▶ _PROMPT_
Return exactly the lines that run from the beginning through the line containing "color = d3.scaleOrdinal().domain(categories).range(colors);", both included, and no others.

▶ _RECORDS PROVIDED_

···

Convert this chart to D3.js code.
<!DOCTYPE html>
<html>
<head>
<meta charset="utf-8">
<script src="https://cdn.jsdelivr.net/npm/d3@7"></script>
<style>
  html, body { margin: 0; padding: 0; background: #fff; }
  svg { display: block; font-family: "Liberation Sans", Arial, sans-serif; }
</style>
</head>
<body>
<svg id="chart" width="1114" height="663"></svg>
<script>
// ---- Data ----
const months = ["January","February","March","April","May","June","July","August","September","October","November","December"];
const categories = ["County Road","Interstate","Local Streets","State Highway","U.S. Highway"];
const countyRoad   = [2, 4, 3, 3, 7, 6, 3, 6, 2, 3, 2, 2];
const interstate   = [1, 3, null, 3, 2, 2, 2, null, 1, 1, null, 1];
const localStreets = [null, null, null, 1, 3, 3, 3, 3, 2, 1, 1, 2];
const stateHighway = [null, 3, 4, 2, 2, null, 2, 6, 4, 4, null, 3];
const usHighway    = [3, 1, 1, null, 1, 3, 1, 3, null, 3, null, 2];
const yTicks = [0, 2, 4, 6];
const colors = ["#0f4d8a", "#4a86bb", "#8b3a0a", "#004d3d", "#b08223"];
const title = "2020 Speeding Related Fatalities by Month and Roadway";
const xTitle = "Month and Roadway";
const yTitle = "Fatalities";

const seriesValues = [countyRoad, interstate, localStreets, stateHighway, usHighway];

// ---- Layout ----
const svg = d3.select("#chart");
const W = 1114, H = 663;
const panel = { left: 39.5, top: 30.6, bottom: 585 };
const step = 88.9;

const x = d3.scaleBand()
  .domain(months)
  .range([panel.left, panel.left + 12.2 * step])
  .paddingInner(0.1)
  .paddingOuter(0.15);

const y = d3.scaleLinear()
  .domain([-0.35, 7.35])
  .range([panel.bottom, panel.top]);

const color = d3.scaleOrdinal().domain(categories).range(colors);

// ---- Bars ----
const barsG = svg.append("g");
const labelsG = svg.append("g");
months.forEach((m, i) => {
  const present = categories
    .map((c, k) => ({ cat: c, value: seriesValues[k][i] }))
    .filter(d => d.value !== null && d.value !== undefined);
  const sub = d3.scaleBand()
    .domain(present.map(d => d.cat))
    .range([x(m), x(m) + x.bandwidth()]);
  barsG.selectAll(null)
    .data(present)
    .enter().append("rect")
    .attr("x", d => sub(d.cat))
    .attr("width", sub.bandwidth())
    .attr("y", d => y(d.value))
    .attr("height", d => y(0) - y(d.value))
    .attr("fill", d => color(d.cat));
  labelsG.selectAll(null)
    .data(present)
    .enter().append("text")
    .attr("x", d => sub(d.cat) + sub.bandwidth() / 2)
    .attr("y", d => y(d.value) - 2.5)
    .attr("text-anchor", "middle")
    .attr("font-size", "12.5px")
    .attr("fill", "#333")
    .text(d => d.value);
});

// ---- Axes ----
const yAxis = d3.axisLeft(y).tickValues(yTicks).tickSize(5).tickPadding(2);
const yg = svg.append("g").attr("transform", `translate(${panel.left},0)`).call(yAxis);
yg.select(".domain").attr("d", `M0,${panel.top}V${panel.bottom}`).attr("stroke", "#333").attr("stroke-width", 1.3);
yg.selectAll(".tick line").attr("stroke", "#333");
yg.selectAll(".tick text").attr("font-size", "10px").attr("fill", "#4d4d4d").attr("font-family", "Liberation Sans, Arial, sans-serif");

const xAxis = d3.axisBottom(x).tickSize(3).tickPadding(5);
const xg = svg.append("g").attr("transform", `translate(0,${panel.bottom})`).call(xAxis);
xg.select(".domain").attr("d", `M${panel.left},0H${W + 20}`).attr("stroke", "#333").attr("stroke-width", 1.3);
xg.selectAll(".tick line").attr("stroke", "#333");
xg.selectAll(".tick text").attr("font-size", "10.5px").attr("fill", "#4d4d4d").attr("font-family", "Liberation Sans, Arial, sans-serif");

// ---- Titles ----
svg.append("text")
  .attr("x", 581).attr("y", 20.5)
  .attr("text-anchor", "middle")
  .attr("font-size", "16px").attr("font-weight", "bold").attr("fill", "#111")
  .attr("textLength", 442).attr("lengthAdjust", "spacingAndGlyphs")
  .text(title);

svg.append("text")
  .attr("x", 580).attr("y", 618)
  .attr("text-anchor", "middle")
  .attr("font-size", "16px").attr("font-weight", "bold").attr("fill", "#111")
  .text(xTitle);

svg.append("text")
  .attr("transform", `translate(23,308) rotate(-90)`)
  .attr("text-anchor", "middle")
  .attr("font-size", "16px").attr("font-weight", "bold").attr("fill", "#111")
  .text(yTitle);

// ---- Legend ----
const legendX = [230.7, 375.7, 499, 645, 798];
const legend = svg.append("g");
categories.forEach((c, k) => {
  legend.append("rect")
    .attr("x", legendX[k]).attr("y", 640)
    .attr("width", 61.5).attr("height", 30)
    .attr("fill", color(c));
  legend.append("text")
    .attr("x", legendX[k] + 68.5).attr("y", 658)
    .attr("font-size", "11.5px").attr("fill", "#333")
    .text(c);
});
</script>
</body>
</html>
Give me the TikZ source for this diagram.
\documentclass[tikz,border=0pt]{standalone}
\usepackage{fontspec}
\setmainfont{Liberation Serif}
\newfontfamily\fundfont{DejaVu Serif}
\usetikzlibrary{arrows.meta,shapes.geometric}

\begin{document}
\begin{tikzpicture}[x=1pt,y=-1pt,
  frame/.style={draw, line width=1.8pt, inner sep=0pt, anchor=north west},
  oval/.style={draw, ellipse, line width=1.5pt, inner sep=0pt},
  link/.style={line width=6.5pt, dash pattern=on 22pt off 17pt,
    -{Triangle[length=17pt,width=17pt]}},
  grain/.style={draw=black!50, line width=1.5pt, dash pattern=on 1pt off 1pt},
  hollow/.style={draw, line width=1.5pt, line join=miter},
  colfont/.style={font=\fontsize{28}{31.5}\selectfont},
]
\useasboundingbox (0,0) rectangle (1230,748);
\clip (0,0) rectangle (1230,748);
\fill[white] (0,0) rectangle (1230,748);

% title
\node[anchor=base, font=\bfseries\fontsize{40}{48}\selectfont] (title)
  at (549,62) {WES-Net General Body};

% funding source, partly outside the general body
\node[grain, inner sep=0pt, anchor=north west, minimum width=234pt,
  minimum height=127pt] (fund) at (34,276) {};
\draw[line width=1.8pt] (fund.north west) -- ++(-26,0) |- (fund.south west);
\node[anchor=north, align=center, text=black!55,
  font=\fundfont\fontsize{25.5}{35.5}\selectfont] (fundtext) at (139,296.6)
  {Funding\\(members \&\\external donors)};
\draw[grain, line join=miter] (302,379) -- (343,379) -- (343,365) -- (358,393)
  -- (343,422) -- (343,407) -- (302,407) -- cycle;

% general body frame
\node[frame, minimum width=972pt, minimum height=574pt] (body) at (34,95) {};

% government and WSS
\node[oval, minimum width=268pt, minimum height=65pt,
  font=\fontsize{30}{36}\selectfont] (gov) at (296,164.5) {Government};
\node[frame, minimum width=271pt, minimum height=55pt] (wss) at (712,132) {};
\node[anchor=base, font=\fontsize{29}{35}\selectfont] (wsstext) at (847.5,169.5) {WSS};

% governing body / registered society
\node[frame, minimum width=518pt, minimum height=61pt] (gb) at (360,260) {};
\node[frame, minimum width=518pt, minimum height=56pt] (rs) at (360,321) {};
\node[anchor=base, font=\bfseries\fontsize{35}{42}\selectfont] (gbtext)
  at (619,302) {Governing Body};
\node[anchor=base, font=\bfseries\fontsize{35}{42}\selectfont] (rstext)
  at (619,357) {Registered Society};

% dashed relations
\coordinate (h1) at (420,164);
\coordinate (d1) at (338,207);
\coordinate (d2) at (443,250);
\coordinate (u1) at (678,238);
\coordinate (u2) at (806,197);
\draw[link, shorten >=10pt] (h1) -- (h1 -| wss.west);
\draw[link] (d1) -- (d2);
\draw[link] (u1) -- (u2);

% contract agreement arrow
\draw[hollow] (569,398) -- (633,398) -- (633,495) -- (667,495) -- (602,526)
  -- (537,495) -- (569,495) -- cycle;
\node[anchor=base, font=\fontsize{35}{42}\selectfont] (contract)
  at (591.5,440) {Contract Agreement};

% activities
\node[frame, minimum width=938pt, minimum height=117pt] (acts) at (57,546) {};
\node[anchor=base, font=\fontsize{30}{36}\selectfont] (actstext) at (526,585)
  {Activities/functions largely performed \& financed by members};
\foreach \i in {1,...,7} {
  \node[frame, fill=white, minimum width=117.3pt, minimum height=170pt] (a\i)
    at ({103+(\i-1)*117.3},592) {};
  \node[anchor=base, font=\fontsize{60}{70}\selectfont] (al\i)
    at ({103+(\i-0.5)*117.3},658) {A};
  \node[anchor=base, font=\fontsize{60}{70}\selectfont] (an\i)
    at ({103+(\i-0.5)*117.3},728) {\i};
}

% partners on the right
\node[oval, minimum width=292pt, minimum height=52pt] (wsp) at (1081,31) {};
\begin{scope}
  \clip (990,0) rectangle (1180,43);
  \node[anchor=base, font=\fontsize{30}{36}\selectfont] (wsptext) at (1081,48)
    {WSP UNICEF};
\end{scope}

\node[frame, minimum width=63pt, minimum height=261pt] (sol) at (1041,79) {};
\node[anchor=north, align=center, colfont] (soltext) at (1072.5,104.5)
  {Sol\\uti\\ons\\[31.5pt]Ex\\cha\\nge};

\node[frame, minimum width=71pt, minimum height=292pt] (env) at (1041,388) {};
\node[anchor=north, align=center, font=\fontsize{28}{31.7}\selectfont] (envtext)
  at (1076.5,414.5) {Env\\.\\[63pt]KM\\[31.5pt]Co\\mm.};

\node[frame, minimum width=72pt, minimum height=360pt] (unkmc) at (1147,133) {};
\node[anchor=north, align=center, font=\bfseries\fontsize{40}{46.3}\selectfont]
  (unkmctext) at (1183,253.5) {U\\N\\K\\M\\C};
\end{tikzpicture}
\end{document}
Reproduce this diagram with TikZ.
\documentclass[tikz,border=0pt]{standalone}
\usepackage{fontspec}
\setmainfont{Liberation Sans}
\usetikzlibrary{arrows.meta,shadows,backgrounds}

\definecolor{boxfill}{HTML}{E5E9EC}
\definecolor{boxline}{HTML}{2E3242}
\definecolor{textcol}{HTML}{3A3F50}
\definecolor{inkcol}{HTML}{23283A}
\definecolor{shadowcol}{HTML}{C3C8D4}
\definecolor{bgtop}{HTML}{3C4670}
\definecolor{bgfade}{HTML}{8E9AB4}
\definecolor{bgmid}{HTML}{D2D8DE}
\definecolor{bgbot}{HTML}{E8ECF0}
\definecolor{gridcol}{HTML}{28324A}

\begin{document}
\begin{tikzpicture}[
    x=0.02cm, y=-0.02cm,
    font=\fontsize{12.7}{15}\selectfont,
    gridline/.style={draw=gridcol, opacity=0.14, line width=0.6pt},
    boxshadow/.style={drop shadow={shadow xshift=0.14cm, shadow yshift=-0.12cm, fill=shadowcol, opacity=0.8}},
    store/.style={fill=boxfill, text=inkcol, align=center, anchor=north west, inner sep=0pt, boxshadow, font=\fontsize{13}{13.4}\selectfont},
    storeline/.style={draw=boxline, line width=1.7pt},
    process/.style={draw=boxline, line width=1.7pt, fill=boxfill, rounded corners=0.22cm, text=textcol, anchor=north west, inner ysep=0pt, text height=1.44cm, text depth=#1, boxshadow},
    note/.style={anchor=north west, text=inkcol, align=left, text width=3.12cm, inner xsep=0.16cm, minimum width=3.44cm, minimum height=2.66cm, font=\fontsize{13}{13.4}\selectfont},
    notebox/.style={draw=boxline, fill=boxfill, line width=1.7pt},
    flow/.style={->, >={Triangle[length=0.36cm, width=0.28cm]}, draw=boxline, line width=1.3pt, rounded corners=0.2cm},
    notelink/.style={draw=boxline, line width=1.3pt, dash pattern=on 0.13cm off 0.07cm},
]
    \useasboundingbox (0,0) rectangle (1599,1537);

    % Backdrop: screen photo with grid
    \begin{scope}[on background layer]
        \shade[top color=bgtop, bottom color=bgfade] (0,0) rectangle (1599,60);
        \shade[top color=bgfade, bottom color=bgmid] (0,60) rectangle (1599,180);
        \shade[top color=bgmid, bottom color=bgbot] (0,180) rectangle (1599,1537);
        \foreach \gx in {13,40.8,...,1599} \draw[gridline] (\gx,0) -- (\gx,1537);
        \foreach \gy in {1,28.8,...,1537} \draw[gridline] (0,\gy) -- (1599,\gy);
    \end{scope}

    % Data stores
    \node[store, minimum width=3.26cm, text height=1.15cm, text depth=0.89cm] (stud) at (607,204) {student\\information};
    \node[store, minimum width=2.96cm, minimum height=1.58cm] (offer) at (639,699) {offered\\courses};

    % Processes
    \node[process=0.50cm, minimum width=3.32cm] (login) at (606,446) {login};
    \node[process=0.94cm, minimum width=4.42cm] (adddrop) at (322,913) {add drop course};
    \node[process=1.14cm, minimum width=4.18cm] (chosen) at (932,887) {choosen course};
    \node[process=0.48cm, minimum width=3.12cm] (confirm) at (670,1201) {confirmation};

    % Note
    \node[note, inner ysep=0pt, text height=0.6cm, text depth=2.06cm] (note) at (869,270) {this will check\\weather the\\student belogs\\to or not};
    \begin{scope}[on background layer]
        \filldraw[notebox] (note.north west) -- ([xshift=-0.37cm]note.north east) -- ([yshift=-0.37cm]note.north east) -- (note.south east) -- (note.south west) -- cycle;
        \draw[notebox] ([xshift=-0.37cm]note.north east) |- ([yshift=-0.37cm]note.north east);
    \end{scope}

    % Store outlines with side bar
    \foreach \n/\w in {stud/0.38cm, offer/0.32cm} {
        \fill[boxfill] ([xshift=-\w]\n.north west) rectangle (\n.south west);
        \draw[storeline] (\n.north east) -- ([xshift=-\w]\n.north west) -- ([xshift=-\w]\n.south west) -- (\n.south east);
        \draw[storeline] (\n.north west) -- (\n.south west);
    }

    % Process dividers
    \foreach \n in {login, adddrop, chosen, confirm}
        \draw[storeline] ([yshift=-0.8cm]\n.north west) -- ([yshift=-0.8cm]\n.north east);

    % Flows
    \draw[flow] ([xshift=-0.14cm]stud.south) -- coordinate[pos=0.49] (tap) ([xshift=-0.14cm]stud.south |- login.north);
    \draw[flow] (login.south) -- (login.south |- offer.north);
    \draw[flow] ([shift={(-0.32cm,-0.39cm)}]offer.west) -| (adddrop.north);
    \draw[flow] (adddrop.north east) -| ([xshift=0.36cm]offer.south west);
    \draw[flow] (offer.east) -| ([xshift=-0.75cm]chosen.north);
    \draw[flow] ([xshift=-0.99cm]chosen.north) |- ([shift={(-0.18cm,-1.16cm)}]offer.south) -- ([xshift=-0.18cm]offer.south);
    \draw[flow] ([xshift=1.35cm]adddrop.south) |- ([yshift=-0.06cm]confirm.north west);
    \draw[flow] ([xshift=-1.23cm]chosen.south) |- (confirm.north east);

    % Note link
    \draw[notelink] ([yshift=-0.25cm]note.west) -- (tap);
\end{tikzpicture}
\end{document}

···

▶ _RESULT FOR THIS TASK_
Convert this chart to D3.js code.
<!DOCTYPE html>
<html>
<head>
<meta charset="utf-8">
<script src="https://cdn.jsdelivr.net/npm/d3@7"></script>
<style>
  html, body { margin: 0; padding: 0; background: #fff; }
  svg { display: block; font-family: "Liberation Sans", Arial, sans-serif; }
</style>
</head>
<body>
<svg id="chart" width="1114" height="663"></svg>
<script>
// ---- Data ----
const months = ["January","February","March","April","May","June","July","August","September","October","November","December"];
const categories = ["County Road","Interstate","Local Streets","State Highway","U.S. Highway"];
const countyRoad   = [2, 4, 3, 3, 7, 6, 3, 6, 2, 3, 2, 2];
const interstate   = [1, 3, null, 3, 2, 2, 2, null, 1, 1, null, 1];
const localStreets = [null, null, null, 1, 3, 3, 3, 3, 2, 1, 1, 2];
const stateHighway = [null, 3, 4, 2, 2, null, 2, 6, 4, 4, null, 3];
const usHighway    = [3, 1, 1, null, 1, 3, 1, 3, null, 3, null, 2];
const yTicks = [0, 2, 4, 6];
const colors = ["#0f4d8a", "#4a86bb", "#8b3a0a", "#004d3d", "#b08223"];
const title = "2020 Speeding Related Fatalities by Month and Roadway";
const xTitle = "Month and Roadway";
const yTitle = "Fatalities";

const seriesValues = [countyRoad, interstate, localStreets, stateHighway, usHighway];

// ---- Layout ----
const svg = d3.select("#chart");
const W = 1114, H = 663;
const panel = { left: 39.5, top: 30.6, bottom: 585 };
const step = 88.9;

const x = d3.scaleBand()
  .domain(months)
  .range([panel.left, panel.left + 12.2 * step])
  .paddingInner(0.1)
  .paddingOuter(0.15);

const y = d3.scaleLinear()
  .domain([-0.35, 7.35])
  .range([panel.bottom, panel.top]);

const color = d3.scaleOrdinal().domain(categories).range(colors);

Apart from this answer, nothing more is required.